The book draws on other specific advertising examples, from GEICO to Nike, Old Spice to Mr. Clean. It brings together preaching theory with advertising theory. And it includes exercises for enhancing creativity.
Allen shares in the book a sermon he gave for a Perkins graduation service, right after the contentious 2019 United Methodist General Conference.
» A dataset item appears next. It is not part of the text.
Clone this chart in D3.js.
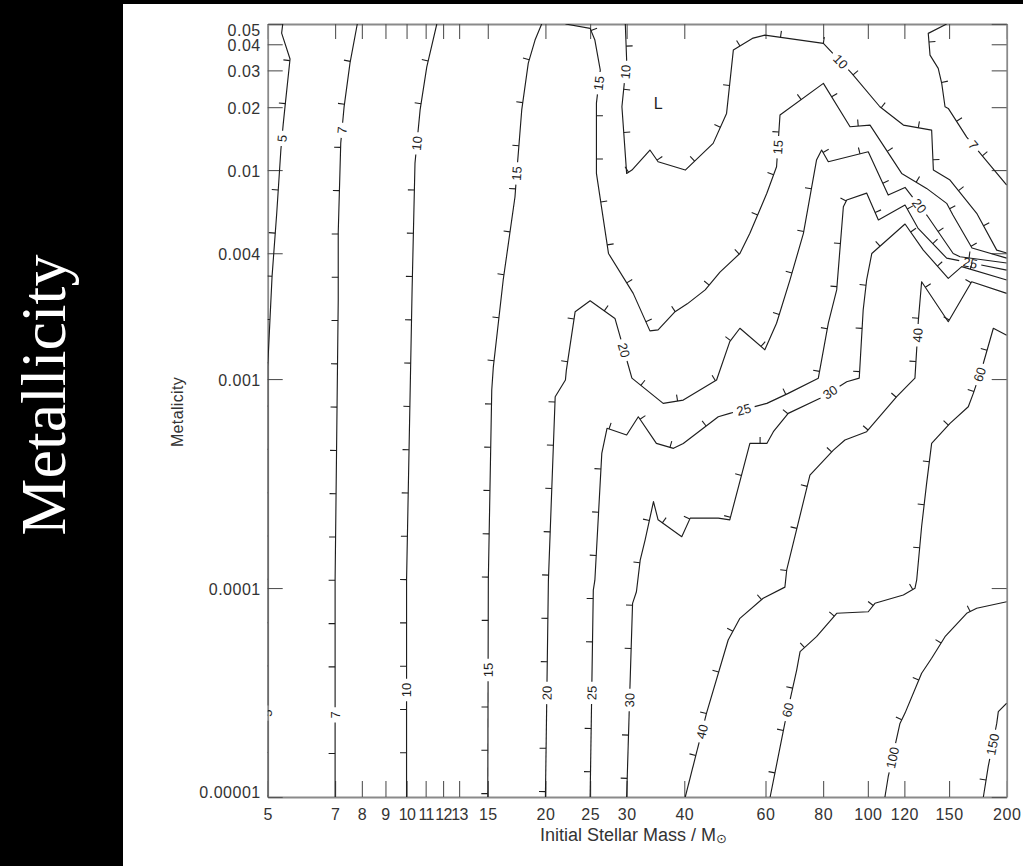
<!DOCTYPE html>
<html>
<head>
<meta charset="utf-8">
<script src="https://cdn.jsdelivr.net/npm/d3@7"></script>
<style>
  html, body { margin: 0; padding: 0; background: #000; }
  svg { display: block; }
</style>
</head>
<body>
<svg id="chart" width="1023" height="866"></svg>
<script>
// ---- axis ticks ----
const massTicks = [5, 7, 8, 9, 10, 11, 12, 13, 15, 20, 25, 30, 40, 60, 80, 100, 120, 150, 200];
const zTicks = [0.00001, 0.0001, 0.001, 0.004, 0.01, 0.02, 0.03, 0.04, 0.05];
const zTickLabels = ["0.00001", "0.0001", "0.001", "0.004", "0.01", "0.02", "0.03", "0.04", "0.05"];

// ---- contour lines: vertices as [initial mass (Msun), metallicity Z] ----
// each line runs with the lower-valued side to the right-hand normal (-dy, dx) on screen
const c5 = [[5.39,0.05],[5.36,0.0452],[5.59,0.034],[5.45,0.02],[5.40,0.0164],[5.34,0.0125],[5.23,0.0062],[5.11,0.0031],[5.0,0.00115],[5,0.00001]];
const c5Labels = [[5.32,0.0142],[5.0,0.0000252]];

const c7 = [[7.82,0.05],[7.54,0.0325],[7.32,0.02],[7.20,0.01346],[7.11,0.005],[7.11,0.00239],[7.0,0.000109],[7.0,0.00001]];
const c7Labels = [[7.23,0.0155],[7.0,0.0000247]];

const c7b = [[200,0.00848],[181.0,0.01104],[163.8,0.01438],[149.4,0.01973],[147.0,0.02009],[144.6,0.0260],[142.1,0.03066],[136.4,0.03549],[135.2,0.04509],[148.2,0.05]];
const c7bLabels = [[168.2,0.01302]];

const c10 = [[11.63,0.05],[11.06,0.0311],[10.70,0.0194],[10.43,0.0108],[10.28,0.00267],[10.0,0.000109],[10,0.00001]];
const c10Labels = [[10.6,0.0134],[10.0,0.0000325]];

const c10b = [[200,0.00401],[190.3,0.00414],[172.2,0.00621],[150.7,0.00896],[138.7,0.0100],[137.5,0.01554],[119.4,0.01642],[106.2,0.02009],[92.3,0.02902],[80.1,0.04038],[59.8,0.04425],[56.4,0.04281],[51.1,0.03751],[49.4,0.01867],[46.2,0.01342],[40.2,0.0100],[35.1,0.01096],[33.7,0.01247],[30.8,0.0100],[30.0,0.00964],[29.3,0.02009],[30.0,0.03359],[29.8,0.05]];
const c10bLabels = [[87.0,0.03286],[30.0,0.02944]];

const c15 = [[19.63,0.05],[18.99,0.0419],[18.36,0.0325],[17.77,0.0194],[17.33,0.00967],[17.18,0.00743],[16.20,0.00298],[15.42,0.00114],[15.30,0.000886],[15.04,0.000109],[15,0.00001]];
const c15Labels = [[17.33,0.00964],[15.0,0.0000405]];

const c15b = [[200,0.00379],[168.2,0.00424],[152.9,0.00609],[148.2,0.00693],[134.1,0.00817],[118.4,0.00964],[101.1,0.01642],[91.5,0.01612],[80.1,0.0260],[64.5,0.01833],[63.4,0.01037],[60.4,0.00774],[55.5,0.00498],[52.8,0.00399],[47.8,0.00325],[44.4,0.00267],[40.6,0.00229],[38.2,0.0021],[35.1,0.00172],[33.7,0.0017],[31.0,0.00257],[27.4,0.00399],[25.8,0.00964],[25.8,0.02092],[26.3,0.03009],[25.6,0.04188],[25.0,0.04764],[22.1,0.05]];
const c15bLabels = [[63.6,0.01288],[26.0,0.02608]];

const c20 = [[200,0.00359],[158.4,0.00385],[153.1,0.00399],[135.0,0.00598],[120.4,0.00826],[110.7,0.00759],[100.2,0.01224],[82.1,0.01096],[79.4,0.01247],[77.4,0.01116],[72.5,0.00498],[67.8,0.00298],[63.4,0.00185],[59.8,0.00138],[52.8,0.00175],[50.2,0.00151],[47.0,0.000989],[39.8,0.000793],[36.0,0.000765],[30.8,0.00101],[28.3,0.00195],[25.0,0.00237],[23.2,0.0021],[22.2,0.0011],[22.1,0.000989],[21.0,0.000823],[20.3,0.000109],[20.0,0.00001]];
const c20Labels = [[128.4,0.00665],[29.8,0.00138],[20.0,0.0000315]];

const c25 = [[200,0.00332],[148.2,0.00379],[128.4,0.00528],[120.4,0.0068],[105.4,0.00577],[99.4,0.00776],[90.0,0.00719],[88.5,0.00668],[85.6,0.00267],[82.1,0.00185],[78.1,0.00101],[67.2,0.000854],[60.4,0.000765],[50.2,0.000685],[47.4,0.00066],[39.8,0.000492],[37.9,0.000466],[34.8,0.000492],[31.8,0.00066],[30.0,0.00054],[27.2,0.000581],[26.5,0.000441],[25.6,0.000109],[25.4,0.0000978],[25.0,0.00001]];
const c25Labels = [[166.5,0.00355],[53.3,0.000776],[25.1,0.0000315]];

const c30 = [[200,0.00298],[159.8,0.00345],[149.4,0.00303],[131.9,0.00414],[120.4,0.00552],[102.0,0.00399],[99.4,0.00298],[97.7,0.00214],[95.8,0.00101],[90.0,0.000971],[78.8,0.000809],[67.2,0.000685],[62.4,0.00056],[60.4,0.000492],[55.5,0.000492],[50.2,0.000212],[47.4,0.000216],[41.2,0.000216],[39.5,0.000176],[35.1,0.000212],[34.3,0.000259],[32.9,0.00017],[32.1,0.000136],[31.5,0.000096],[30.9,0.0000845],[30.5,0.0000337],[30.0,0.00001]];
const c30Labels = [[82.8,0.000867],[30.3,0.0000291]];

const c40 = [[200,0.00257],[167.9,0.00292],[149.4,0.00188],[130.8,0.00292],[128.7,0.00192],[127.6,0.00138],[126.5,0.00101],[123.4,0.000957],[115.5,0.000823],[99.4,0.00056],[89.2,0.000511],[84.2,0.000457],[74.9,0.000347],[66.7,0.000122],[66.1,0.000101],[59.3,0.0000893],[52.8,0.0000716],[49.8,0.0000564],[44.7,0.0000252],[40.2,0.00001]];
const c40Labels = [[128.4,0.00162],[44.0,0.0000205]];

const c60 = [[200,0.00162],[187.1,0.00175],[178.0,0.00119],[169.3,0.000854],[165.1,0.000737],[150.7,0.000614],[137.5,0.000492],[134.1,0.000317],[130.8,0.000197],[127.6,0.000109],[126.5,0.0000997],[119.4,0.0000926],[103.6,0.0000845],[100.2,0.000077],[85.6,0.0000757],[77.4,0.0000585],[71.3,0.0000496],[70.1,0.0000405],[67.8,0.0000291],[66.1,0.0000226],[61.4,0.00001]];
const c60Labels = [[175.1,0.00105],[66.9,0.0000261]];

const c100 = [[200,0.000086],[172.2,0.00008],[163.8,0.0000757],[147.0,0.0000585],[137.5,0.0000461],[130.8,0.0000391],[120.4,0.0000252],[117.4,0.0000225],[110.7,0.0000125],[108.9,0.00001]];
const c100Labels = [[113.2,0.0000154]];

const c150 = [[200,0.0000281],[191.8,0.0000256],[190.3,0.0000225],[182.4,0.000014],[178.0,0.00001]];
const c150Labels = [[185.6,0.0000179]];

// local minimum marker
const minima = [[35.1, 0.0209]];

const contours = [
  { level: 5,   pts: c5,   labels: c5Labels },
  { level: 7,   pts: c7,   labels: c7Labels },
  { level: 7,   pts: c7b,  labels: c7bLabels },
  { level: 10,  pts: c10,  labels: c10Labels },
  { level: 10,  pts: c10b, labels: c10bLabels },
  { level: 15,  pts: c15,  labels: c15Labels },
  { level: 15,  pts: c15b, labels: c15bLabels },
  { level: 20,  pts: c20,  labels: c20Labels },
  { level: 25,  pts: c25,  labels: c25Labels },
  { level: 30,  pts: c30,  labels: c30Labels },
  { level: 40,  pts: c40,  labels: c40Labels },
  { level: 60,  pts: c60,  labels: c60Labels },
  { level: 100, pts: c100, labels: c100Labels },
  { level: 150, pts: c150, labels: c150Labels }
];

// ---- layout ----
const W = 1023, H = 866;
const plot = { left: 267.7, right: 1006.7, top: 24, bottom: 797 };
const SANS = "'Liberation Sans', Arial, Helvetica, sans-serif";
const INK = "#1e1e1e";

const svg = d3.select("#chart");
svg.append("rect").attr("width", W).attr("height", H).attr("fill", "#000");
svg.append("rect").attr("x", 123).attr("y", 4).attr("width", W - 123).attr("height", H - 4).attr("fill", "#fff");

const x = d3.scaleLog().domain([5, 200]).range([plot.left, plot.right]);
const y = d3.scaleLog().domain([0.00001, 0.05]).range([plot.bottom, plot.top]);

// big side title
svg.append("text")
  .attr("transform", "translate(65,395) rotate(-90)")
  .attr("text-anchor", "middle")
  .attr("font-family", "'Liberation Serif', 'Times New Roman', serif")
  .attr("font-size", 64)
  .attr("fill", "#fff")
  .text("Metallicity");

// ---- axes ----
function styleAxis(g) {
  g.attr("font-family", SANS).attr("font-size", 16);
  g.select(".domain").attr("stroke", "#8a8a8a").attr("stroke-width", 1.8);
  g.selectAll(".tick line").attr("stroke", "#555").attr("stroke-width", 1.1);
  g.selectAll(".tick text").attr("fill", "#333").attr("letter-spacing", "0.5px");
}

const gBottom = svg.append("g")
  .attr("transform", `translate(0,${plot.bottom})`)
  .call(d3.axisBottom(x).tickValues(massTicks).tickFormat(d3.format("d"))
    .tickSizeInner(-16).tickSizeOuter(0).tickPadding(12))
  .call(styleAxis);
// the 10-13 labels are tightly packed on the log axis
gBottom.selectAll(".tick text").filter(d => d >= 10 && d <= 13)
  .attr("letter-spacing", "-0.6px");

svg.append("g")
  .attr("transform", `translate(0,${plot.top})`)
  .call(d3.axisTop(x).tickValues(massTicks).tickFormat("")
    .tickSizeInner(-15).tickSizeOuter(0))
  .call(styleAxis);

const gLeft = svg.append("g")
  .attr("transform", `translate(${plot.left},0)`)
  .call(d3.axisLeft(y).tickValues(zTicks).tickFormat((d, i) => zTickLabels[i])
    .tickSizeInner(-15).tickSizeOuter(0).tickPadding(7))
  .call(styleAxis);
// keep the end labels inside the frame height
gLeft.selectAll(".tick text").attr("y", d => {
  const c = Math.max(plot.top + 6, Math.min(plot.bottom - 4.5, y(d) + 1.5));
  return c - y(d);
});

svg.append("g")
  .attr("transform", `translate(${plot.right},0)`)
  .call(d3.axisRight(y).tickValues(zTicks).tickFormat("")
    .tickSizeInner(-15).tickSizeOuter(0))
  .call(styleAxis);

// axis titles
svg.append("text")
  .attr("transform", "translate(183.4,412) rotate(-90)")
  .attr("text-anchor", "middle")
  .attr("font-family", SANS).attr("font-size", 16)
  .attr("letter-spacing", "0.35px")
  .attr("fill", "#333")
  .text("Metalicity");

const xt = svg.append("text")
  .attr("x", 540).attr("y", 841)
  .attr("font-family", SANS).attr("font-size", 18)
  .attr("fill", "#333")
  .text("Initial Stellar Mass / M");
xt.append("tspan").attr("font-size", 13).attr("dy", 2)
  .attr("font-family", "'DejaVu Sans', sans-serif").text("\u2299");

// ---- contours ----
svg.append("clipPath").attr("id", "plotClip").append("rect")
  .attr("x", plot.left).attr("y", plot.top)
  .attr("width", plot.right - plot.left).attr("height", plot.bottom - plot.top);

const lineG = svg.append("g").attr("clip-path", "url(#plotClip)");
const tickG = svg.append("g").attr("clip-path", "url(#plotClip)");
const labelG = svg.append("g").attr("clip-path", "url(#plotClip)")
  .attr("font-family", SANS).attr("font-size", 13).attr("fill", INK);

const TICK_START = 38, TICK_STEP = 43.3, TICK_LEN = 6.5;
const line = d3.line();

function pointAt(P, L, s) {
  let i = 0;
  while (i < P.length - 2 && L[i + 1] < s) i++;
  const seg = L[i + 1] - L[i] || 1;
  const t = Math.max(0, Math.min(1, (s - L[i]) / seg));
  const dx = P[i + 1][0] - P[i][0], dy = P[i + 1][1] - P[i][1];
  const len = Math.hypot(dx, dy) || 1;
  return { x: P[i][0] + t * dx, y: P[i][1] + t * dy, ux: dx / len, uy: dy / len };
}

function subPath(P, L, s0, s1) {
  const a = pointAt(P, L, s0), b = pointAt(P, L, s1);
  const out = [[a.x, a.y]];
  for (let i = 0; i < P.length; i++) if (L[i] > s0 && L[i] < s1) out.push(P[i]);
  out.push([b.x, b.y]);
  return out;
}

contours.forEach(c => {
  const P = c.pts.map(d => [x(d[0]), y(d[1])]);
  const L = [0];
  for (let i = 1; i < P.length; i++) L.push(L[i - 1] + Math.hypot(P[i][0] - P[i - 1][0], P[i][1] - P[i - 1][1]));
  const total = L[L.length - 1];

  // labels sit in gaps of the line
  const gaps = [];
  c.labels.forEach(a => {
    const q = [x(a[0]), y(a[1])];
    let best = { d: Infinity };
    for (let i = 0; i < P.length - 1; i++) {
      const ax = P[i][0], ay = P[i][1], vx = P[i + 1][0] - ax, vy = P[i + 1][1] - ay;
      const len2 = vx * vx + vy * vy;
      let t = len2 ? ((q[0] - ax) * vx + (q[1] - ay) * vy) / len2 : 0;
      t = Math.max(0, Math.min(1, t));
      const px = ax + t * vx, py = ay + t * vy;
      const d = Math.hypot(q[0] - px, q[1] - py);
      if (d < best.d) best = { d, px, py, s: L[i] + t * Math.sqrt(len2), ang: Math.atan2(vy, vx) * 180 / Math.PI };
    }
    // near-vertical labels read bottom to top
    let ang = best.ang;
    if (ang > 84) ang -= 180;
    if (ang < -96) ang += 180;
    const t = labelG.append("text")
      .attr("transform", `translate(${best.px},${best.py}) rotate(${ang})`)
      .attr("text-anchor", "middle").attr("dy", "0.36em")
      .text(c.level);
    const w = t.node().getComputedTextLength();
    gaps.push([best.s - w / 2 - 4, best.s + w / 2 + 4]);
  });

  gaps.sort((a, b) => a[0] - b[0]);
  const pieces = [];
  let start = 0;
  gaps.forEach(g => { if (g[0] > start) pieces.push([start, g[0]]); start = Math.max(start, g[1]); });
  if (start < total) pieces.push([start, total]);

  pieces.forEach(([s0, s1]) => {
    lineG.append("path")
      .attr("d", line(subPath(P, L, s0, s1)))
      .attr("fill", "none").attr("stroke", INK).attr("stroke-width", 1.15)
      .attr("stroke-linejoin", "round");
  });

  // downhill ticks
  for (let s = TICK_START; s < total - 1; s += TICK_STEP) {
    if (gaps.some(g => s > g[0] - 2 && s < g[1] + 2)) continue;
    const p = pointAt(P, L, s);
    tickG.append("line")
      .attr("x1", p.x).attr("y1", p.y)
      .attr("x2", p.x - p.uy * TICK_LEN).attr("y2", p.y + p.ux * TICK_LEN)
      .attr("stroke", INK).attr("stroke-width", 1.1);
  }
});

// local minimum marker
labelG.selectAll("text.min").data(minima).enter().append("text")
  .attr("class", "min")
  .attr("x", d => x(d[0])).attr("y", d => y(d[1]))
  .attr("text-anchor", "middle").attr("dy", "0.36em")
  .attr("font-size", 16)
  .text("L");
</script>
</body>
</html>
The sermon had an arresting title: “There’s a Bomb in the Steeple.” But Allen also shows how the sermon’s structure and overall strategy comports with a key advertising approach — called AIDA, for Attention, Interest, Desire, Action.
For Allen, too little emphasis is placed on the cumulative effect of preaching.
“Every preacher knows that it is the week-in and week-out preaching with the same congregation that brings real personal and ecclesial transformation,” he said.
So “Preaching and the Thirty-Second Commercial” explores what preachers might learn not just from individual ads but from advertising campaigns, which offer variations on key themes, rolled out over time and in different ways.
La Ferle notes that some churches excel at marketing already.
“Other churches, like some brands, need a new way of doing things and reaching people,” she said.
“Preaching and the Thirty-Second Commercial” — in just 144 pages, including endnotes — offers a new way.